◆ EXERCISE OBJECTIVE:
In the copy, include every entry exactly but none of the pictures.

[Charts and diagrams as code]
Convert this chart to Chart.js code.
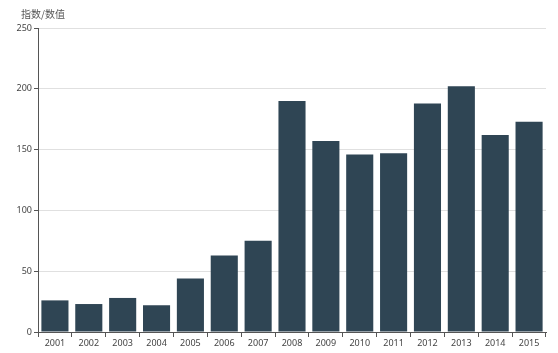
<!DOCTYPE html>
<html>
<head>
<meta charset="utf-8">
<script src="https://cdn.jsdelivr.net/npm/chart.js@4"></script>
<style>
html,body{margin:0;padding:0;background:#fff;}
#wrap{width:558px;height:353px;position:relative;}
</style>
</head>
<body>
<div id="wrap"><canvas id="c" width="558" height="353"></canvas></div>
<script>
const categories = ["2001","2002","2003","2004","2005","2006","2007","2008","2009","2010","2011","2012","2013","2014","2015"];
const values = [26, 23, 28, 22, 44, 63, 75, 190, 157, 146, 147, 188, 202, 162, 173];
const yTicks = [0, 50, 100, 150, 200, 250];
const yAxisName = "指数/数值";

const axisNamePlugin = {
  id: 'axisName',
  afterDraw(chart) {
    const ctx = chart.ctx;
    ctx.save();
    ctx.font = '10px "Noto Sans CJK SC", sans-serif';
    ctx.fillStyle = '#555';
    ctx.textBaseline = 'middle';
    ctx.textAlign = 'left';
    ctx.fillText(yAxisName, 21, 14);
    ctx.restore();
  }
};

new Chart(document.getElementById('c'), {
  type: 'bar',
  data: {
    labels: categories,
    datasets: [{
      data: values,
      backgroundColor: '#2f4554',
      borderWidth: 0,
      barPercentage: 0.8,
      categoryPercentage: 1.0
    }]
  },
  options: {
    responsive: false,
    animation: false,
    devicePixelRatio: 1,
    layout: { padding: { top: 28, right: 12, left: 0, bottom: 0 } },
    plugins: { legend: { display: false }, tooltip: { enabled: false }, title: { display: false } },
    scales: {
      x: {
        offset: true,
        grid: { display: true, drawOnChartArea: false, offset: true, tickLength: 5, tickColor: '#555', lineWidth: 1 },
        border: { color: '#555', width: 1 },
        ticks: { color: '#444', font: { family: '"Noto Sans", sans-serif', size: 9 }, padding: 1, maxRotation: 0, autoSkip: false },
        afterFit(scale) { scale.height = 21; }
      },
      y: {
        min: 0,
        max: 250,
        afterBuildTicks(scale) { scale.ticks = yTicks.map(v => ({ value: v })); },
        grid: { color: '#e0e0e0', tickColor: '#555', tickLength: 4, lineWidth: 1 },
        border: { color: '#555', width: 1 },
        ticks: { color: '#444', font: { family: '"Noto Sans", sans-serif', size: 9 }, padding: 2 },
        afterFit(scale) { scale.width = 38; }
      }
    }
  },
  plugins: [axisNamePlugin]
});
</script>
</body>
</html>
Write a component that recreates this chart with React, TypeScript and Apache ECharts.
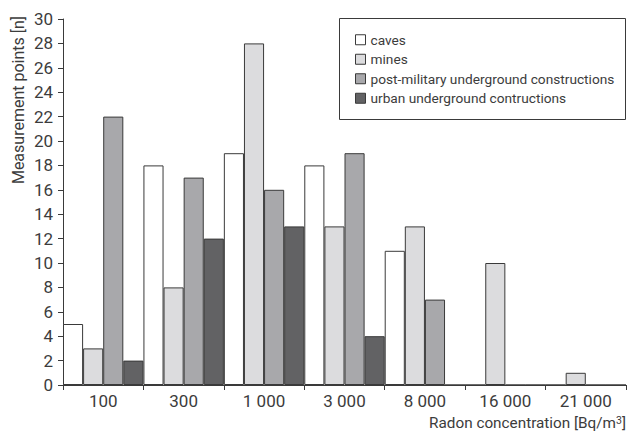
import React, { useEffect, useRef } from "react";
import * as echarts from "echarts";

const categories = ["100", "300", "1 000", "3 000", "8 000", "16 000", "21 000"];
const seriesNames = [
  "caves",
  "mines",
  "post-military underground constructions",
  "urban underground contructions",
];
const caves = [5, 18, 19, 18, 11, 0, 0];
const mines = [3, 8, 28, 13, 13, 10, 1];
const postMilitary = [22, 17, 16, 19, 7, 0, 0];
const urban = [2, 12, 13, 4, 0, 0, 0];
const yTicks = { min: 0, max: 30, interval: 2 };
const colors = ["#ffffff", "#dcdcde", "#a8a8ab", "#626264"];

const FONT = "Roboto, 'Liberation Sans', sans-serif";
const TEXT = "#3c3c3c";
const LINE = "#3a3a3a";

export default function App() {
  const ref = useRef<HTMLDivElement>(null);
  useEffect(() => {
    if (!ref.current) return;
    const chart = echarts.init(ref.current, undefined, { renderer: "svg" });
    const values = [caves, mines, postMilitary, urban];
    chart.setOption({
      animation: false,
      backgroundColor: "#ffffff",
      textStyle: { fontFamily: FONT, color: TEXT },
      grid: { left: 63, right: 2, top: 19, bottom: 50, containLabel: false },
      legend: {
        orient: "vertical",
        left: 355,
        top: 31.5,
        padding: 0,
        itemWidth: 10,
        itemHeight: 10,
        itemGap: 3,
        icon: "rect",
        textStyle: { fontFamily: FONT, fontSize: 13.7, color: TEXT, lineHeight: 16.5 },
        data: seriesNames.map((n, i) => ({
          name: n,
          itemStyle: { color: colors[i], borderColor: LINE, borderWidth: 1 },
        })),
      },
      xAxis: {
        type: "category",
        data: categories,
        boundaryGap: true,
        axisLine: { show: true, lineStyle: { color: LINE, width: 1 } },
        axisTick: { show: true, length: 5, interval: 0, lineStyle: { color: LINE } },
        axisLabel: { fontFamily: FONT, fontSize: 17, color: TEXT, margin: 7, interval: 0 },
        splitLine: { show: false },
      },
      yAxis: {
        type: "value",
        min: yTicks.min,
        max: yTicks.max,
        interval: yTicks.interval,
        axisLine: { show: true, lineStyle: { color: LINE, width: 1 } },
        axisTick: { show: true, length: 5, lineStyle: { color: LINE } },
        axisLabel: { fontFamily: FONT, fontSize: 17, color: TEXT, margin: 10 },
        splitLine: { show: false },
      },
      series: seriesNames.map((n, i) => ({
        name: n,
        type: "bar",
        data: values[i],
        barGap: "0%",
        barCategoryGap: "0%",
        itemStyle: { color: colors[i], borderColor: LINE, borderWidth: 1 },
      })),
      graphic: [
        {
          type: "rect",
          shape: { x: 339.5, y: 18.5, width: 286, height: 101 },
          style: { fill: "none", stroke: LINE, lineWidth: 1 },
          z: 10,
        },
        {
          type: "text",
          x: 18,
          y: 100,
          rotation: Math.PI / 2,
          style: {
            text: "Measurement points [n]",
            fontFamily: FONT,
            fontSize: 16,
            fill: TEXT,
            align: "center",
            verticalAlign: "middle",
          },
        },
        {
          type: "text",
          x: 626,
          y: 423,
          style: {
            text: "Radon concentration [Bq/m{s|3}]",
            fontFamily: FONT,
            fontSize: 15.3,
            fill: TEXT,
            align: "right",
            verticalAlign: "middle",
            rich: {
              s: { fontFamily: FONT, fontSize: 10.5, fill: TEXT, verticalAlign: "top", padding: [0, 0, 6, 0] },
            },
          },
        },
      ],
    });
    return () => chart.dispose();
  }, []);
  return (
    <div
      ref={ref}
      style={{ position: "fixed", left: 0, top: 0, width: 628, height: 435, background: "#fff" }}
    />
  );
}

◆ ANSWER:
Convert this chart to Chart.js code.
<!DOCTYPE html>
<html>
<head>
<meta charset="utf-8">
<script src="https://cdn.jsdelivr.net/npm/chart.js@4"></script>
<style>
html,body{margin:0;padding:0;background:#fff;}
#wrap{width:558px;height:353px;position:relative;}
</style>
</head>
<body>
<div id="wrap"><canvas id="c" width="558" height="353"></canvas></div>
<script>
const categories = ["2001","2002","2003","2004","2005","2006","2007","2008","2009","2010","2011","2012","2013","2014","2015"];
const values = [26, 23, 28, 22, 44, 63, 75, 190, 157, 146, 147, 188, 202, 162, 173];
const yTicks = [0, 50, 100, 150, 200, 250];
const yAxisName = "指数/数值";

const axisNamePlugin = {
  id: 'axisName',
  afterDraw(chart) {
    const ctx = chart.ctx;
    ctx.save();
    ctx.font = '10px "Noto Sans CJK SC", sans-serif';
    ctx.fillStyle = '#555';
    ctx.textBaseline = 'middle';
    ctx.textAlign = 'left';
    ctx.fillText(yAxisName, 21, 14);
    ctx.restore();
  }
};

new Chart(document.getElementById('c'), {
  type: 'bar',
  data: {
    labels: categories,
    datasets: [{
      data: values,
      backgroundColor: '#2f4554',
      borderWidth: 0,
      barPercentage: 0.8,
      categoryPercentage: 1.0
    }]
  },
  options: {
    responsive: false,
    animation: false,
    devicePixelRatio: 1,
    layout: { padding: { top: 28, right: 12, left: 0, bottom: 0 } },
    plugins: { legend: { display: false }, tooltip: { enabled: false }, title: { display: false } },
    scales: {
      x: {
        offset: true,
        grid: { display: true, drawOnChartArea: false, offset: true, tickLength: 5, tickColor: '#555', lineWidth: 1 },
        border: { color: '#555', width: 1 },
        ticks: { color: '#444', font: { family: '"Noto Sans", sans-serif', size: 9 }, padding: 1, maxRotation: 0, autoSkip: false },
        afterFit(scale) { scale.height = 21; }
      },
      y: {
        min: 0,
        max: 250,
        afterBuildTicks(scale) { scale.ticks = yTicks.map(v => ({ value: v })); },
        grid: { color: '#e0e0e0', tickColor: '#555', tickLength: 4, lineWidth: 1 },
        border: { color: '#555', width: 1 },
        ticks: { color: '#444', font: { family: '"Noto Sans", sans-serif', size: 9 }, padding: 2 },
        afterFit(scale) { scale.width = 38; }
      }
    }
  },
  plugins: [axisNamePlugin]
});
</script>
</body>
</html>
Write a component that recreates this chart with React, TypeScript and Apache ECharts.
import React, { useEffect, useRef } from "react";
import * as echarts from "echarts";

const categories = ["100", "300", "1 000", "3 000", "8 000", "16 000", "21 000"];
const seriesNames = [
  "caves",
  "mines",
  "post-military underground constructions",
  "urban underground contructions",
];
const caves = [5, 18, 19, 18, 11, 0, 0];
const mines = [3, 8, 28, 13, 13, 10, 1];
const postMilitary = [22, 17, 16, 19, 7, 0, 0];
const urban = [2, 12, 13, 4, 0, 0, 0];
const yTicks = { min: 0, max: 30, interval: 2 };
const colors = ["#ffffff", "#dcdcde", "#a8a8ab", "#626264"];

const FONT = "Roboto, 'Liberation Sans', sans-serif";
const TEXT = "#3c3c3c";
const LINE = "#3a3a3a";

export default function App() {
  const ref = useRef<HTMLDivElement>(null);
  useEffect(() => {
    if (!ref.current) return;
    const chart = echarts.init(ref.current, undefined, { renderer: "svg" });
    const values = [caves, mines, postMilitary, urban];
    chart.setOption({
      animation: false,
      backgroundColor: "#ffffff",
      textStyle: { fontFamily: FONT, color: TEXT },
      grid: { left: 63, right: 2, top: 19, bottom: 50, containLabel: false },
      legend: {
        orient: "vertical",
        left: 355,
        top: 31.5,
        padding: 0,
        itemWidth: 10,
        itemHeight: 10,
        itemGap: 3,
        icon: "rect",
        textStyle: { fontFamily: FONT, fontSize: 13.7, color: TEXT, lineHeight: 16.5 },
        data: seriesNames.map((n, i) => ({
          name: n,
          itemStyle: { color: colors[i], borderColor: LINE, borderWidth: 1 },
        })),
      },
      xAxis: {
        type: "category",
        data: categories,
        boundaryGap: true,
        axisLine: { show: true, lineStyle: { color: LINE, width: 1 } },
        axisTick: { show: true, length: 5, interval: 0, lineStyle: { color: LINE } },
        axisLabel: { fontFamily: FONT, fontSize: 17, color: TEXT, margin: 7, interval: 0 },
        splitLine: { show: false },
      },
      yAxis: {
        type: "value",
        min: yTicks.min,
        max: yTicks.max,
        interval: yTicks.interval,
        axisLine: { show: true, lineStyle: { color: LINE, width: 1 } },
        axisTick: { show: true, length: 5, lineStyle: { color: LINE } },
        axisLabel: { fontFamily: FONT, fontSize: 17, color: TEXT, margin: 10 },
        splitLine: { show: false },
      },
      series: seriesNames.map((n, i) => ({
        name: n,
        type: "bar",
        data: values[i],
        barGap: "0%",
        barCategoryGap: "0%",
        itemStyle: { color: colors[i], borderColor: LINE, borderWidth: 1 },
      })),
      graphic: [
        {
          type: "rect",
          shape: { x: 339.5, y: 18.5, width: 286, height: 101 },
          style: { fill: "none", stroke: LINE, lineWidth: 1 },
          z: 10,
        },
        {
          type: "text",
          x: 18,
          y: 100,
          rotation: Math.PI / 2,
          style: {
            text: "Measurement points [n]",
            fontFamily: FONT,
            fontSize: 16,
            fill: TEXT,
            align: "center",
            verticalAlign: "middle",
          },
        },
        {
          type: "text",
          x: 626,
          y: 423,
          style: {
            text: "Radon concentration [Bq/m{s|3}]",
            fontFamily: FONT,
            fontSize: 15.3,
            fill: TEXT,
            align: "right",
            verticalAlign: "middle",
            rich: {
              s: { fontFamily: FONT, fontSize: 10.5, fill: TEXT, verticalAlign: "top", padding: [0, 0, 6, 0] },
            },
          },
        },
      ],
    });
    return () => chart.dispose();
  }, []);
  return (
    <div
      ref={ref}
      style={{ position: "fixed", left: 0, top: 0, width: 628, height: 435, background: "#fff" }}
    />
  );
}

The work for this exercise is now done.